Select and copy out every line in the records containing "this".

◆ ◆ ◆ ◆

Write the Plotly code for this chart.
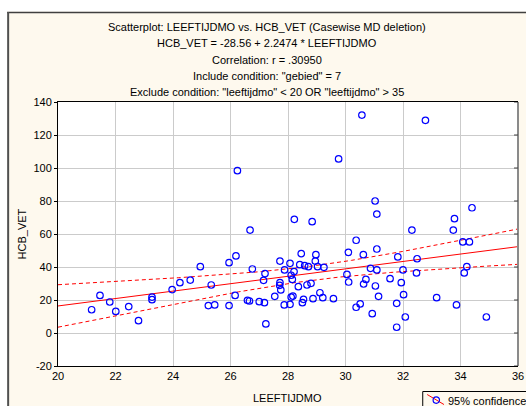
import numpy as np
import plotly.graph_objects as go

# ---- data ----
AGE = [21.17, 21.46, 21.80, 22.01, 22.46, 22.80, 23.27, 23.27, 23.97, 24.24,
       24.60, 24.95, 25.23, 25.33, 25.45, 25.95, 25.95, 26.16, 26.19, 26.24,
       26.59, 26.66, 26.68, 26.76, 27.00, 27.15, 27.20, 27.18, 27.23, 27.54,
       27.72, 27.72, 27.71, 27.75, 27.87, 27.88, 28.07, 28.07, 28.11, 28.11,
       28.15, 28.17, 28.22, 28.21,
       28.36, 28.46, 28.41, 28.50, 28.54, 28.58, 28.66, 28.71, 28.80, 28.84,
       28.87, 28.95, 28.97, 29.03, 29.11, 29.21, 29.25, 29.58, 29.76, 30.05,
       30.11, 30.10, 30.37, 30.37, 30.51, 30.57, 30.62, 30.63, 30.71, 30.87,
       30.93, 31.03, 31.04, 31.09, 31.09, 31.09, 31.15, 31.55, 31.78, 31.78,
       31.82, 31.94, 32.00, 32.02, 32.08, 32.31, 32.47, 32.49, 32.78, 33.17,
       33.75, 33.79, 33.86, 34.08, 34.13, 34.22, 34.31, 34.40, 34.90]
HCB = [14.1, 22.8, 18.8, 13.1, 16.0, 7.5, 21.8, 20.2, 26.3, 30.5,
       32.1, 40.2, 16.6, 29.1, 17.0, 42.6, 16.6, 22.8, 46.7, 98.4,
       19.8, 19.4, 62.4, 38.8, 19.0, 31.9, 36.0, 18.4, 5.5, 22.2,
       43.6, 30.5, 28.9, 26.1, 17.0, 38.2, 42.2, 17.4, 21.8, 35.0,
       32.5, 22.4, 68.9, 37.2,
       28.1, 48.1, 41.4, 18.4, 20.4, 40.8, 29.1, 40.2, 30.1, 67.5,
       20.8, 43.6, 47.5, 40.2, 24.4, 21.4, 39.8, 20.8, 105.5, 35.5,
       30.9, 48.9, 56.2, 15.6, 17.6, 132.1, 47.5, 29.7, 32.5, 39.2,
       11.7, 80.0, 28.5, 72.1, 38.2, 50.9, 22.2, 32.9, 18.0, 3.5,
       46.1, 30.5, 38.2, 23.2, 9.7, 62.4, 36.4, 45.0, 128.9, 21.4,
       62.4, 69.3, 17.0, 55.2, 36.4, 40.2, 55.2, 75.9, 9.7]
INTERCEPT = -28.56
SLOPE = 2.2474
T_CRIT = 1.984  # two-sided 95% t value, df ~ 100
X_RANGE = [20, 36]
Y_RANGE = [-20, 140]
X_TICKS = list(range(20, 37, 2))
Y_TICKS = list(range(-20, 141, 20))
TITLE_LINES = [
    "Scatterplot: LEEFTIJDMO vs. HCB_VET (Casewise MD deletion)",
    "HCB_VET = -28.56 + 2.2474 * LEEFTIJDMO",
    "Correlation: r = .30950",
    'Include condition: "gebied" = 7',
    'Exclude condition: "leeftijdmo" < 20 OR "leeftijdmo" > 35',
]
X_TITLE = "LEEFTIJDMO"
Y_TITLE = "HCB_VET"
LEGEND_TEXT = "95% confidence"

# ---- regression line and 95% confidence band ----
x = np.array(AGE)
y = np.array(HCB)
n = len(x)
xm = x.mean()
sxx = ((x - xm) ** 2).sum()
resid = y - (INTERCEPT + SLOPE * x)
s = np.sqrt((resid ** 2).sum() / (n - 2))
xs = np.linspace(X_RANGE[0], X_RANGE[1], 200)
fit = INTERCEPT + SLOPE * xs
half = T_CRIT * s * np.sqrt(1.0 / n + (xs - xm) ** 2 / sxx)

W, H = 526, 406
ML, MR, MT, MB = 58, 2, 102, 40
PW, PH = W - ML - MR, H - MT - MB


def px(v):
    return (v - ML) / PW


def py(v):
    return (H - MB - v) / PH


FONT = "Liberation Sans, Arial, sans-serif"
BG = "#fef9ee"
RED = "#ff0000"

fig = go.Figure()
fig.add_trace(go.Scatter(x=xs, y=fit, mode="lines",
                         line=dict(color=RED, width=1), hoverinfo="skip"))
fig.add_trace(go.Scatter(x=xs, y=fit + half, mode="lines",
                         line=dict(color=RED, width=1, dash="4px,3px"), hoverinfo="skip"))
fig.add_trace(go.Scatter(x=xs, y=fit - half, mode="lines",
                         line=dict(color=RED, width=1, dash="4px,3px"), hoverinfo="skip"))
fig.add_trace(go.Scatter(x=AGE, y=HCB, mode="markers",
                         marker=dict(symbol="circle-open", size=6.5, color="#0000ff",
                                     line=dict(width=1.2, color="#0000ff"))))

annotations = []
title_y = [27, 43.5, 60, 76, 92]
for txt, ty in zip(TITLE_LINES, title_y):
    annotations.append(dict(text=txt, xref="paper", yref="paper", x=px(270), y=py(ty),
                            xanchor="center", yanchor="middle", showarrow=False,
                            font=dict(family=FONT, size=11, color="black")))
annotations.append(dict(text=X_TITLE, xref="paper", yref="paper", x=px(290), y=py(398),
                        xanchor="center", yanchor="middle", showarrow=False,
                        font=dict(family=FONT, size=11, color="black")))
annotations.append(dict(text=Y_TITLE, xref="paper", yref="paper", x=px(22), y=py(234),
                        xanchor="center", yanchor="middle", showarrow=False, textangle=-90,
                        font=dict(family=FONT, size=11, color="black")))
annotations.append(dict(text=LEGEND_TEXT, xref="paper", yref="paper", x=px(451), y=py(401),
                        xanchor="left", yanchor="middle", showarrow=False,
                        font=dict(family=FONT, size=11, color="black")))

shapes = [
    # white strips outside the chart frame
    dict(type="rect", xref="paper", yref="paper", x0=px(-5), x1=px(540), y0=py(11.5), y1=py(-5),
         fillcolor="white", line=dict(width=0), layer="below"),
    dict(type="rect", xref="paper", yref="paper", x0=px(-5), x1=px(6.5), y0=py(420), y1=py(-5),
         fillcolor="white", line=dict(width=0), layer="below"),
    # frame
    dict(type="line", xref="paper", yref="paper", x0=px(6.5), x1=px(540), y0=py(12.5), y1=py(12.5),
         line=dict(color="#404040", width=1.5)),
    dict(type="line", xref="paper", yref="paper", x0=px(7.5), x1=px(7.5), y0=py(12), y1=py(420),
         line=dict(color="#505050", width=2)),
    # right axis (gray)
    dict(type="line", xref="paper", yref="paper", x0=1, x1=1, y0=0, y1=1,
         line=dict(color="#8a8a8a", width=2)),
    # legend box
    dict(type="rect", xref="paper", yref="paper", x0=px(427.5), x1=px(560), y0=py(391.5), y1=py(430),
         fillcolor=BG, line=dict(color="black", width=1)),
    dict(type="line", xref="paper", yref="paper", x0=px(432), x1=px(449), y0=py(394.5), y1=py(404.5),
         line=dict(color=RED, width=1)),
    dict(type="circle", xref="paper", yref="paper", x0=px(438), x1=px(444.5), y0=py(396.8), y1=py(403.3),
         line=dict(color="#0000ff", width=1.2), fillcolor="rgba(0,0,0,0)"),
]
# inward ticks on the right axis
for v in Y_TICKS:
    shapes.append(dict(type="line", xref="paper", yref="y", x0=1, x1=px(ML + PW - 4), y0=v, y1=v,
                       line=dict(color="#404040", width=1)))

fig.update_layout(
    width=W, height=H,
    margin=dict(l=ML, r=MR, t=MT, b=MB, pad=0),
    paper_bgcolor=BG, plot_bgcolor="white",
    showlegend=False,
    font=dict(family=FONT, size=11, color="black"),
    xaxis=dict(range=X_RANGE, tickvals=X_TICKS, ticktext=[str(v) for v in X_TICKS],
               ticklabeloverflow="allow",
               showgrid=True, gridcolor="#cbcbcb", gridwidth=1.2,
               zeroline=False, showline=True, linecolor="black", linewidth=1, mirror=True,
               ticks="", tickfont=dict(family=FONT, size=11, color="black")),
    yaxis=dict(range=Y_RANGE, tickvals=Y_TICKS, ticktext=[str(v) for v in Y_TICKS],
               ticklabeloverflow="allow",
               showgrid=True, gridcolor="#cbcbcb", gridwidth=1.2,
               zeroline=False, showline=True, linecolor="black", linewidth=1,
               ticks="outside", ticklen=3, tickcolor="black",
               tickfont=dict(family=FONT, size=11, color="black")),
    annotations=annotations,
    shapes=shapes,
)

fig.write_html("out.html")
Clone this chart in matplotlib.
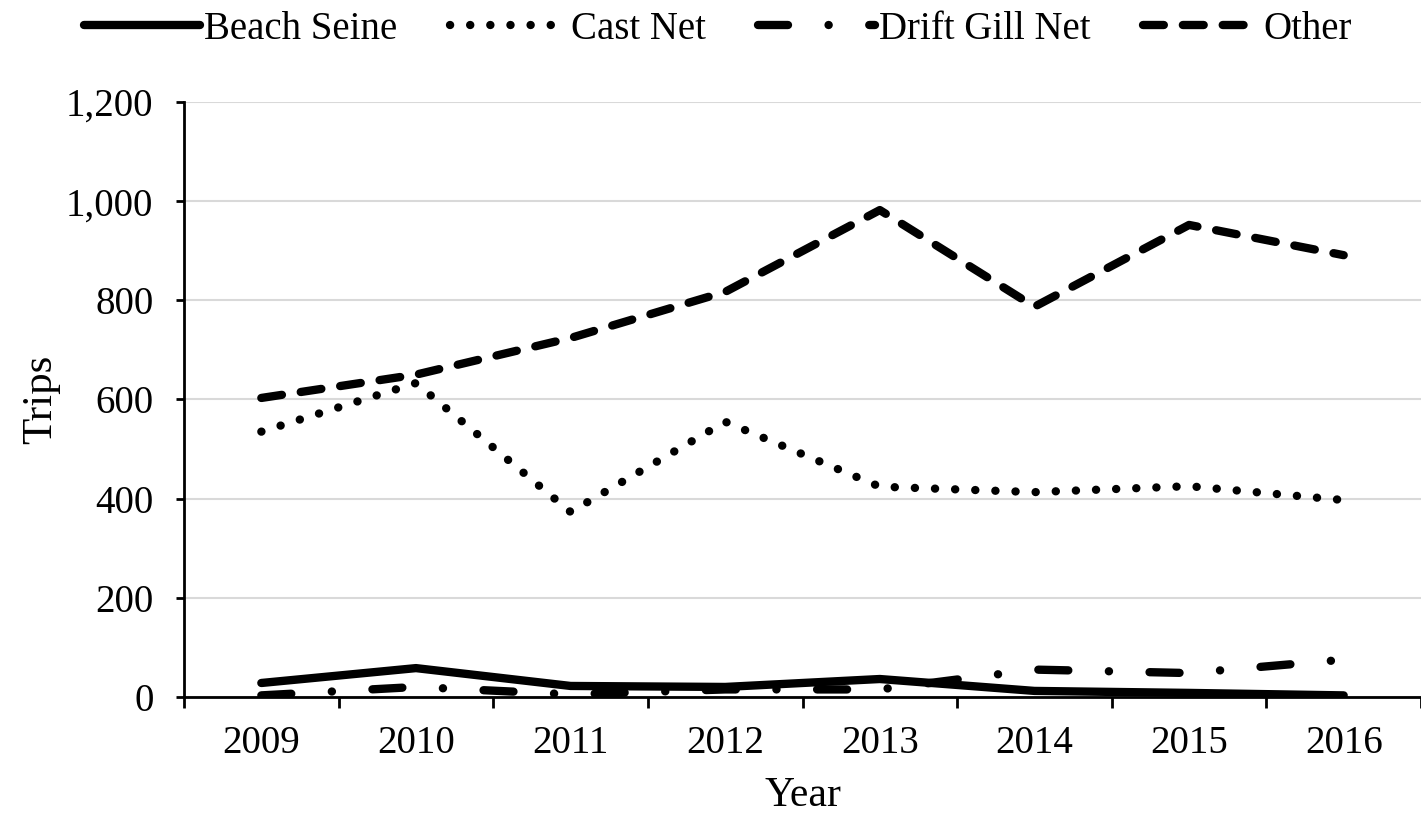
import matplotlib
matplotlib.use("Agg")
import matplotlib.pyplot as plt
from matplotlib.ticker import FuncFormatter, FixedLocator

plt.rcParams['font.family'] = ['Liberation Serif', 'DejaVu Serif']
plt.rcParams['lines.scale_dashes'] = False

years = ["2009", "2010", "2011", "2012", "2013", "2014", "2015", "2016"]
beach_seine = [28, 58, 22, 20, 36, 12, 8, 3]
cast_net = [535, 633, 373, 555, 424, 413, 425, 397]
drift_gill_net = [3, 20, 5, 15, 15, 55, 48, 75]
other = [603, 650, 724, 817, 982, 787, 952, 891]

fig = plt.figure(figsize=(14.21, 8.16), dpi=100)
ax = fig.add_axes([0.1295, 0.146, 0.8705, 0.729])

x = list(range(len(years)))
lw = 6.0
ax.plot(x, beach_seine, color='black', lw=lw, solid_capstyle='round', solid_joinstyle='round', label='Beach Seine')
ax.plot(x, cast_net, color='black', lw=lw, dashes=(0.1, 14.4), dash_capstyle='round', label='Cast Net')
ax.plot(x, drift_gill_net, color='black', lw=lw, dashes=(21.6, 29.2, 0.1, 29.2), dash_capstyle='round', label='Drift Gill Net')
ax.plot(x, other, color='black', lw=lw, dashes=(15, 13.7), dash_capstyle='round', label='Other')

ax.set_xlim(-0.5, len(years) - 0.5)
ax.set_ylim(0, 1200)
ax.set_yticks(range(0, 1201, 200))
ax.yaxis.set_major_formatter(FuncFormatter(lambda v, p: f"{int(v):,}"))
ax.set_xticks(x)
ax.set_xticklabels(years)
ax.xaxis.set_minor_locator(FixedLocator([i - 0.5 for i in range(len(years) + 1)]))

ax.grid(axis='y', color='#d9d9d9', lw=1.5)
ax.set_axisbelow(True)
for s in ['top', 'right']:
    ax.spines[s].set_visible(False)
for s in ['left', 'bottom']:
    ax.spines[s].set_linewidth(2)
    ax.spines[s].set_color('black')

ax.tick_params(axis='y', which='major', length=6, width=2, direction='out', pad=16, labelsize=28)
ax.tick_params(axis='x', which='major', length=0, pad=20, labelsize=28)
ax.tick_params(axis='x', which='minor', length=8, width=2, direction='out')

ax.set_xlabel('Year', fontsize=30, labelpad=11)
ax.set_ylabel('Trips', fontsize=31, labelpad=4)

fig.legend(loc='upper center', bbox_to_anchor=(0.505, 1.03), ncol=4, frameon=False,
           fontsize=28, handlelength=3.0, handletextpad=0.1, columnspacing=1.35)

fig.savefig('out.png', dpi=100)
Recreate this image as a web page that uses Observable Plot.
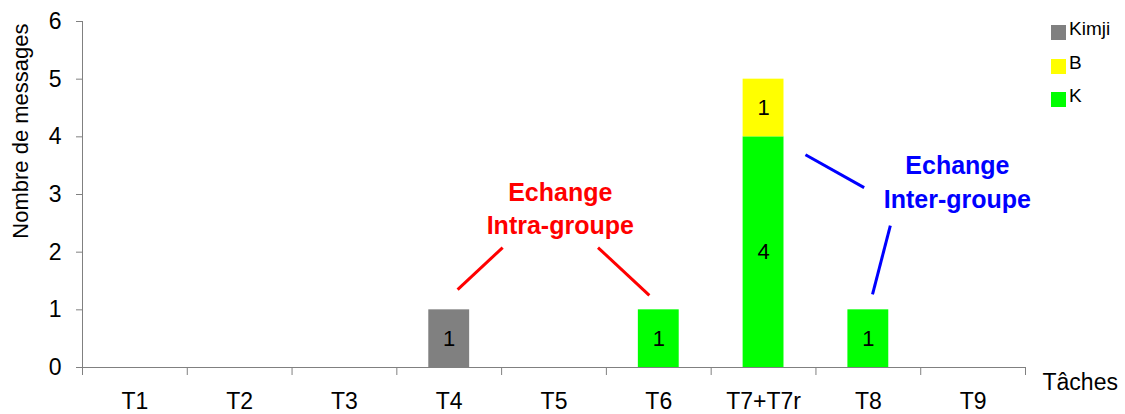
<!DOCTYPE html>
<html><head><meta charset="utf-8">
<script src="https://cdn.jsdelivr.net/npm/d3@7"></script>
<script src="https://cdn.jsdelivr.net/npm/@observablehq/plot@0.6"></script>
<style>
html,body{margin:0;padding:0;background:#fff;}
#chart{position:relative;width:1125px;height:414px;font-family:"Liberation Sans",Arial,Helvetica,sans-serif;}
#chart svg{display:block;}
.legend{position:absolute;left:1051px;top:0;}
.legend .sw{position:absolute;left:0;width:15px;height:15px;}
.legend .lb{position:absolute;left:18px;font-size:19px;line-height:19px;color:#000;white-space:nowrap;}
</style></head><body><div id="chart"></div>
<script>
// ---- data ----
const categories = ["T1","T2","T3","T4","T5","T6","T7+T7r","T8","T9"];
const kimjiValues = [0,0,0,1,0,0,0,0,0];
const kValues     = [0,0,0,0,0,1,4,1,0];
const bValues     = [0,0,0,0,0,0,1,0,0];
const stackOrder  = ["Kimji","K","B"];
const legendOrder = ["Kimji","B","K"];
const seriesColors = {Kimji:"#808080", B:"#ffff00", K:"#00ff00"};
const yTicks = [0,1,2,3,4,5,6];
const xLabel = "Tâches";
const yLabel = "Nombre de messages";

// annotations (data units: x = category index units, y = messages)
const intraText = ["Echange","Intra-groupe"];
const interText = ["Echange","Inter-groupe"];
const intraLines = [[3.58,1.35,4.01,2.08],[4.92,2.08,5.41,1.25]];
const interLines = [[6.90,3.69,7.46,3.12],[7.71,2.46,7.54,1.27]];
const intraPos = {x:4.56, y:[3.03,2.45]};
const interPos = {x:8.35, y:[3.50,2.90]};

// ---- build table ----
const valuesBySeries = {Kimji:kimjiValues, K:kValues, B:bValues};
const rows = [];
stackOrder.forEach(s => valuesBySeries[s].forEach((v,i) => { if (v > 0) rows.push({i, cat:categories[i], series:s, value:v}); }));
const boundaries = d3.range(categories.length + 1);
const centers = categories.map((c,i) => i + 0.5);
const linkRows = [
  ...intraLines.map(l => ({x1:l[0],y1:l[1],x2:l[2],y2:l[3],c:"#ff0000"})),
  ...interLines.map(l => ({x1:l[0],y1:l[1],x2:l[2],y2:l[3],c:"#0000ff"}))
];
const annText = [
  ...intraText.map((t,k) => ({t, x:intraPos.x, y:intraPos.y[k], c:"#ff0000"})),
  ...interText.map((t,k) => ({t, x:interPos.x, y:interPos.y[k], c:"#0000ff"}))
];
const axisColor = "#808080";

const plot = Plot.plot({
  width: 1125, height: 414,
  marginLeft: 82, marginRight: 100, marginTop: 21, marginBottom: 47,
  style: {fontFamily: '"Liberation Sans", Arial, Helvetica, sans-serif', background: "#fff", color: "#000"},
  x: {type: "linear", domain: [0, categories.length]},
  y: {domain: [0, 6]},
  color: {domain: Object.keys(seriesColors), range: Object.values(seriesColors)},
  marks: [
    Plot.rectY(rows, Plot.stackY({x1: d => d.i + 0.305, x2: d => d.i + 0.695, y: "value", fill: "series", order: stackOrder})),
    Plot.text(rows, Plot.stackY({x: d => d.i + 0.5, y: "value", z: "series", text: d => String(d.value), order: stackOrder, fontSize: 22, fill: "#000"})),
    Plot.ruleY([0], {stroke: axisColor}),
    Plot.ruleX([0], {stroke: axisColor}),
    Plot.axisY({ticks: yTicks, tickSize: 6, tickPadding: 15, fontSize: 23, stroke: axisColor, fill: "#000", tickFormat: d3.format("d"), label: null}),
    Plot.axisX({ticks: boundaries, tickSize: 8, tickFormat: () => "", stroke: axisColor, label: null}),
    Plot.axisX({ticks: centers, tickSize: 0, tickPadding: 25, fontSize: 23, fill: "#000", tickFormat: v => categories[Math.floor(v)], label: null}),
    Plot.text([xLabel], {x: categories.length, y: 0, text: d => d, textAnchor: "start", dx: 17, dy: 15, fontSize: 23, fill: "#000"}),
    Plot.text([yLabel], {x: 0, y: 4.1, text: d => d, rotate: -90, dx: -62, fontSize: 22, fill: "#000"}),
    Plot.link(linkRows, {x1: "x1", y1: "y1", x2: "x2", y2: "y2", stroke: "c", strokeWidth: 3}),
    Plot.text(annText, {x: "x", y: "y", text: "t", fill: "c", fontSize: 25, fontWeight: "bold"})
  ]
});
const chart = document.getElementById("chart");
chart.appendChild(plot);

// legend
const legend = document.createElement("div");
legend.className = "legend";
legendOrder.forEach((s, k) => {
  const top = 25 + k * 33.5;
  const sw = document.createElement("div");
  sw.className = "sw"; sw.style.top = top + "px"; sw.style.background = seriesColors[s];
  const lb = document.createElement("div");
  lb.className = "lb"; lb.style.top = (top - 6) + "px"; lb.textContent = s;
  legend.appendChild(sw); legend.appendChild(lb);
});
chart.appendChild(legend);
</script>
</body></html>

◆ ◆ ◆ ◆

▸ Full answer:
Write the Plotly code for this chart.
Clone this chart in matplotlib.
Recreate this image as a web page that uses Observable Plot.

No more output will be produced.